(Code that draws figures)
■ ■ ■ ■

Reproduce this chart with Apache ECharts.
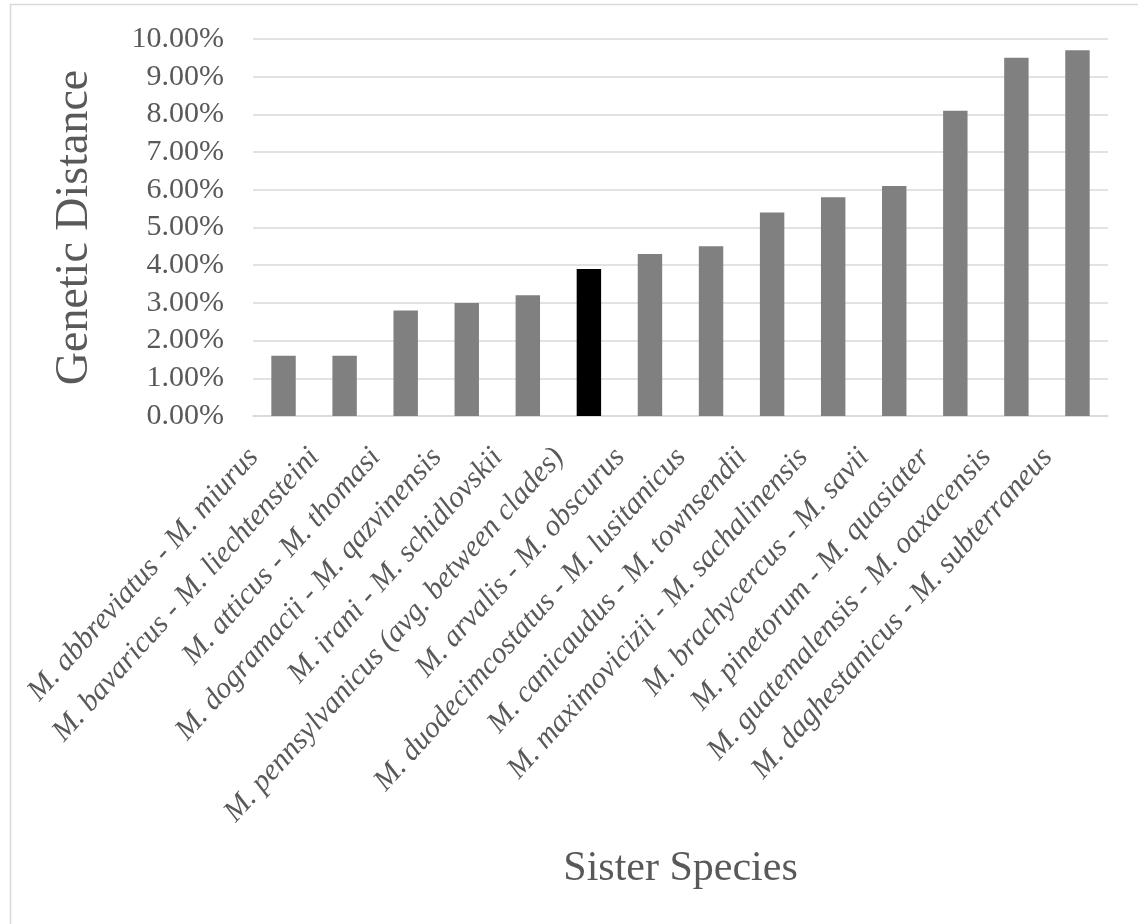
<!DOCTYPE html>
<html>
<head>
<meta charset="utf-8">
<script src="https://cdn.jsdelivr.net/npm/echarts@6/dist/echarts.min.js"></script>
<style>
html,body{margin:0;padding:0;background:#fff;}
#chart{width:1138px;height:924px;}
</style>
</head>
<body>
<div id="chart"></div>
<script>
const categories = [
  "M. abbreviatus - M. miurus",
  "M. bavaricus - M. liechtensteini",
  "M. atticus - M. thomasi",
  "M. dogramacii - M. qazvinensis",
  "M. irani - M. schidlovskii",
  "M. pennsylvanicus (avg. between clades)",
  "M. arvalis - M. obscurus",
  "M. duodecimcostatus - M. lusitanicus",
  "M. canicaudus - M. townsendii",
  "M. maximovicizii - M. sachalinensis",
  "M. brachycercus - M. savii",
  "M. pinetorum - M. quasiater",
  "M. guatemalensis - M. oaxacensis",
  "M. daghestanicus - M. subterraneus"
];
const distances = [1.6, 1.6, 2.8, 3.0, 3.2, 3.9, 4.3, 4.5, 5.4, 5.8, 6.1, 8.1, 9.5, 9.7];
const highlightIndex = 5;
const yTicks = { min: 0, max: 10, interval: 1 };

const chart = echarts.init(document.getElementById('chart'));
const FONT = '"Liberation Serif", "Times New Roman", serif';
chart.setOption({
  animation: false,
  backgroundColor: '#ffffff',
  graphic: [{
    type: 'rect',
    shape: { x: 10.5, y: 4.5, width: 1200, height: 1000 },
    style: { fill: 'none', stroke: '#d9d9d9', lineWidth: 1.5 },
    silent: true
  }],
  grid: { left: 253, right: 30, top: 39, bottom: 508, containLabel: false },
  xAxis: {
    type: 'category',
    data: categories,
    axisLine: { show: true, lineStyle: { color: '#d9d9d9', width: 1.5 } },
    axisTick: { show: false },
    axisLabel: {
      interval: 0,
      rotate: 48,
      margin: 3,
      padding: [0, 45, 0, 0],
      fontFamily: FONT,
      fontStyle: 'italic',
      fontSize: 30,
      color: '#595959'
    },
    name: 'Sister Species',
    nameLocation: 'middle',
    nameGap: 432,
    nameTextStyle: { fontFamily: FONT, fontSize: 42, color: '#595959' }
  },
  yAxis: {
    type: 'value',
    min: yTicks.min,
    max: yTicks.max,
    interval: yTicks.interval,
    axisLine: { show: false },
    axisTick: { show: false },
    splitLine: { lineStyle: { color: '#d9d9d9', width: 1.5 } },
    axisLabel: {
      margin: 29,
      fontFamily: FONT,
      fontSize: 30,
      color: '#595959',
      formatter: v => v.toFixed(2) + '%'
    },
    name: 'Genetic Distance',
    nameLocation: 'middle',
    nameGap: 155,
    nameTextStyle: { fontFamily: FONT, fontSize: 46, color: '#595959' }
  },
  series: [{
    type: 'bar',
    barWidth: '40%',
    data: distances.map((v, i) => ({
      value: v,
      itemStyle: { color: i === highlightIndex ? '#000000' : '#808080' }
    }))
  }]
});
</script>
</body>
</html>
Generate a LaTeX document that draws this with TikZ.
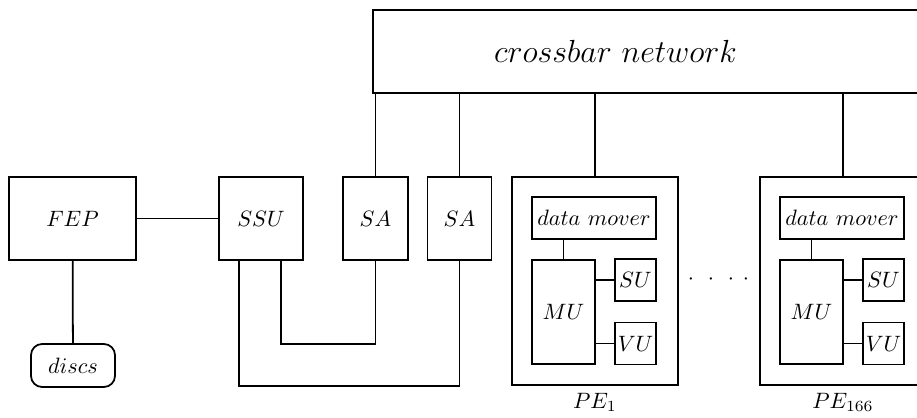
\documentclass[tikz,border=0pt]{standalone}
\usepackage{amsmath}
\usepackage{tikz}
\usetikzlibrary{positioning}
\tikzstyle{Box}=[draw,thick,inner sep=0pt,rectangle]
\tikzstyle{Edge}=[draw,thick,line cap=round]
\tikzstyle{Disc}=[draw,thick,inner sep=0pt,rounded corners=5pt]
\tikzstyle{PELabel}=[inner sep=1pt]

\begin{document}
\begin{tikzpicture}[x=0.45pt,y=-0.45pt]
        \useasboundingbox (0,0) rectangle (917,417);
        \clip (0,0) rectangle (917,417);
        % top network
        \node[Box,minimum width=640*0.45pt,minimum height=83*0.45pt](xbar)at(693,51.5){};
        \node(xbarlabel)at(615.5,51.5){\fontsize{13.5}{16}\selectfont$crossbar\ network$};
        % front end and storage
        \node[Box,minimum width=127*0.45pt,minimum height=83*0.45pt](fep)at(72.5,218.5){$FEP$};
        \node[Disc,minimum width=84*0.45pt,minimum height=43*0.45pt](discs)at(73,365.5){$discs$};
        \node[Box,minimum width=84*0.45pt,minimum height=83*0.45pt](ssu)at(261,218.5){$SSU$};
        \node[Box,minimum width=65*0.45pt,minimum height=83*0.45pt](sa1)at(375.5,218.5){$SA$};
        \node[Box,minimum width=64*0.45pt,minimum height=83*0.45pt](sa2)at(459.5,218.5){$SA$};
        % processing elements
        \node[Box,minimum width=166*0.45pt,minimum height=208*0.45pt](pe1)at(595,281){};
        \node[Box,minimum width=124*0.45pt,minimum height=42*0.45pt](dm1)at(594,218){$data\ mover$};
        \node[Box,minimum width=63*0.45pt,minimum height=104*0.45pt](mu1)at(563.5,312){$MU$};
        \node[Box,minimum width=41*0.45pt,minimum height=42*0.45pt](su1)at(635.5,280){$SU$};
        \node[Box,minimum width=41*0.45pt,minimum height=42*0.45pt](vu1)at(635.5,343.5){$VU$};
        \node[PELabel,below=2pt of pe1](pe1label){$PE_1$};
        \node(dots)at(718.5,280){$\cdot\hspace{4pt}\cdot\hspace{4pt}\cdot\hspace{4pt}\cdot$};
        \node[Box,minimum width=166*0.45pt,minimum height=208*0.45pt](pe166)at(843,281){};
        \node[Box,minimum width=124*0.45pt,minimum height=42*0.45pt](dm166)at(842,218){$data\ mover$};
        \node[Box,minimum width=63*0.45pt,minimum height=104*0.45pt](mu166)at(811.5,312){$MU$};
        \node[Box,minimum width=41*0.45pt,minimum height=42*0.45pt](su166)at(883.5,280){$SU$};
        \node[Box,minimum width=41*0.45pt,minimum height=42*0.45pt](vu166)at(883.5,343.5){$VU$};
        \node[PELabel,below=2pt of pe166](pe166label){$PE_{166}$};
        \coordinate(t1)at(281,344);
        \coordinate(t2)at(239,386);
        \draw[Edge](fep)--(ssu);
        \draw[Edge](fep)--(discs);
        \draw[Edge](sa1.north)--(sa1.north|-xbar.south);
        \draw[Edge](sa2.north)--(sa2.north|-xbar.south);
        \draw[Edge](pe1.north)--(pe1.north|-xbar.south);
        \draw[Edge](pe166.north)--(pe166.north|-xbar.south);
        \draw[Edge](ssu.south-|t1)--(t1)-|(sa1.south);
        \draw[Edge](ssu.south-|t2)--(t2)-|(sa2.south);
        \draw[Edge](mu1.north)--(mu1.north|-dm1.south);
        \draw[Edge](su1.west)--(su1.west-|mu1.east);
        \draw[Edge](vu1.west)--(vu1.west-|mu1.east);
        \draw[Edge](mu166.north)--(mu166.north|-dm166.south);
        \draw[Edge](su166.west)--(su166.west-|mu166.east);
        \draw[Edge](vu166.west)--(vu166.west-|mu166.east);
    \end{tikzpicture}
\end{document}
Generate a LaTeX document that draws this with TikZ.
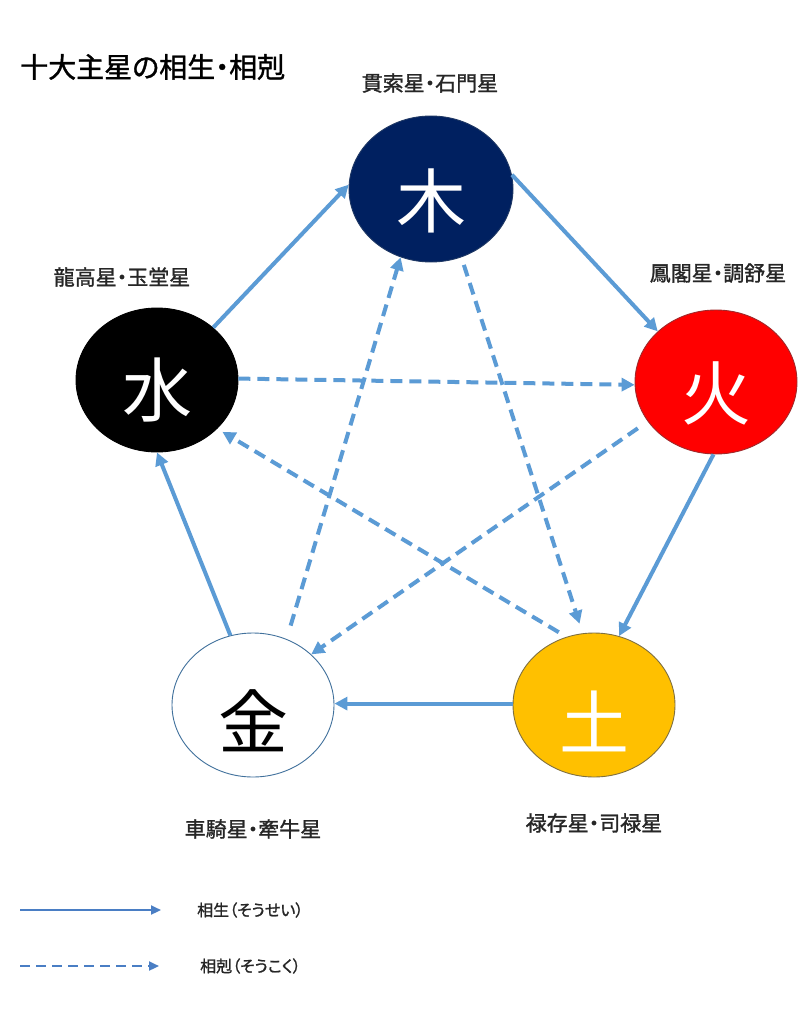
\documentclass[tikz,border=0pt]{standalone}
\usepackage{fontspec}
\setmainfont{Noto Sans CJK JP}[RawFeature=+palt]
\newfontfamily\medfont{Noto Sans CJK JP}[RawFeature=+palt, FakeBold=1.3]
\usetikzlibrary{shapes.geometric,arrows.meta}
\definecolor{arr}{HTML}{5B9BD5}
\definecolor{legc}{HTML}{4A7EC4}
\definecolor{woodc}{HTML}{002060}
\definecolor{woodl}{HTML}{1F3864}
\definecolor{firec}{HTML}{FF0000}
\definecolor{firel}{HTML}{A0282A}
\definecolor{waterc}{HTML}{000000}
\definecolor{metall}{HTML}{41719C}
\definecolor{earthc}{HTML}{FFC000}
\definecolor{earthl}{HTML}{7F7040}
\definecolor{txt}{HTML}{262626}
\begin{document}
\begin{tikzpicture}[x=1pt,y=-1pt,
  elm/.style={ellipse, inner sep=0pt, minimum width=162pt, minimum height=144pt, line width=0.9pt},
  glyph/.style={font=\fontsize{70}{70}\selectfont, inner sep=0pt},
  lbl/.style={font=\medfont\fontsize{21}{21}\selectfont, text=txt, inner sep=0pt},
  leg/.style={font=\medfont\fontsize{16}{16}\selectfont, text=txt, inner sep=0pt, anchor=west},
  sheng/.style={draw=arr, line width=4pt, -{Triangle[length=13pt,width=13pt]}},
  ke/.style={sheng, dash pattern=on 12pt off 7pt},
  legs/.style={draw=legc, line width=2.2pt, -{Triangle[length=10pt,width=9pt]}},
  legk/.style={legs, dash pattern=on 10pt off 6pt}]
\fill[white] (0,0) rectangle (810,1024);
\useasboundingbox (0,0) rectangle (810,1024);

% elements
\node[elm, fill=woodc, draw=woodl, minimum width=164pt, minimum height=146pt] (wood) at (431,189) {};
\node[elm, fill=firec, draw=firel] (fire) at (716,382) {};
\node[elm, fill=waterc, draw=waterc] (water) at (157,380) {};
\node[elm, fill=white, draw=metall] (metal) at (253,705) {};
\node[elm, fill=earthc, draw=earthl] (earth) at (594,705) {};

\node[glyph, text=white] (woodg) at ([yshift=-12pt]wood.center) {木};
\node[glyph, text=white] (fireg) at ([yshift=-11pt]fire.center) {火};
\node[glyph, text=white] (waterg) at ([yshift=-10pt]water.center) {水};
\node[glyph, text=black] (metalg) at ([yshift=-16pt]metal.center) {金};
\node[glyph, text=white] (earthg) at ([yshift=-16pt]earth.center) {土};

% labels
\node[font=\medfont\fontsize{28}{28}\selectfont, text=black, inner sep=0pt, anchor=west] (title) at (20,67) {十大主星の相生・相剋};
\node[lbl] (lwood) at (430,83) {貫索星・石門星};
\node[lbl] (lfire) at (718,273) {鳳閣星・調舒星};
\node[lbl] (lwater) at (122,277) {龍高星・玉堂星};
\node[lbl] (lmetal) at (253,829) {車騎星・牽牛星};
\node[lbl] (learth) at (594,823) {禄存星・司禄星};

% generating cycle
\draw[sheng] (water.43) -- (wood.177);
\draw[sheng] (wood.10) -- (fire.139);
\draw[sheng] (fire.268) -- (earth.70);
\draw[sheng] (earth.179) -- (metal.1);
\draw[sheng] (metal.108) -- (water.270);

% overcoming cycle
\draw[ke, shorten <=8pt, shorten >=10pt] (wood.294) -- (earth.99);
\draw[ke, shorten <=9pt, shorten >=6pt] (earth.112) -- (water.321);
\draw[ke] (water.1) -- (fire.182);
\draw[ke, shorten <=12pt] (fire.210) -- (metal.41);
\draw[ke, shorten <=14pt] (metal.63) -- (wood.246);

% legend
\coordinate (s1) at (20,910);
\coordinate (s2) at (161,910);
\draw[legs] (s1) -- (s2);
\node[leg] (t1) at (197,910) {相生（そうせい）};
\coordinate (k1) at (20,966);
\coordinate (k2) at (159,966);
\draw[legk] (k1) -- (k2);
\node[leg] (t2) at (200,966) {相剋（そうこく）};
\end{tikzpicture}
\end{document}
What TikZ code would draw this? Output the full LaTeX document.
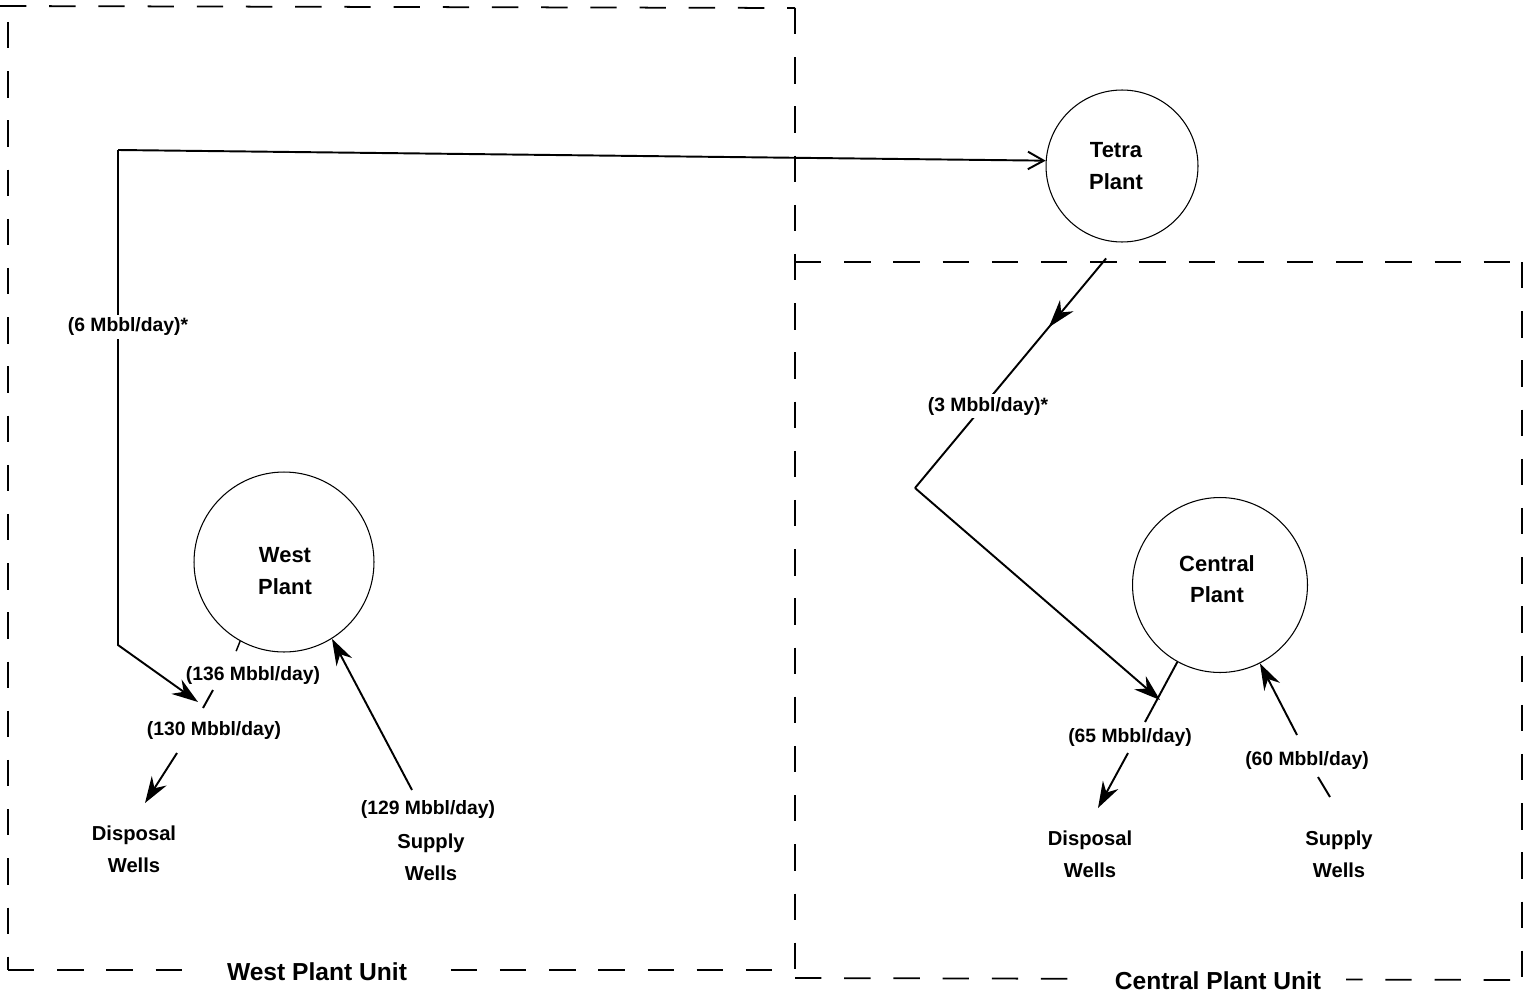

■ ■ ■ ■

TASK TO COMPLETE: From the entries above, extract every line where the word "this" appears.

OUTPUT OF THE EXERCISE:
Reproduce this chart with Apache ECharts.
Generate a LaTeX document that draws this with TikZ.
Generate a LaTeX document that draws this with TikZ.
What TikZ code would draw this? Output the full LaTeX document.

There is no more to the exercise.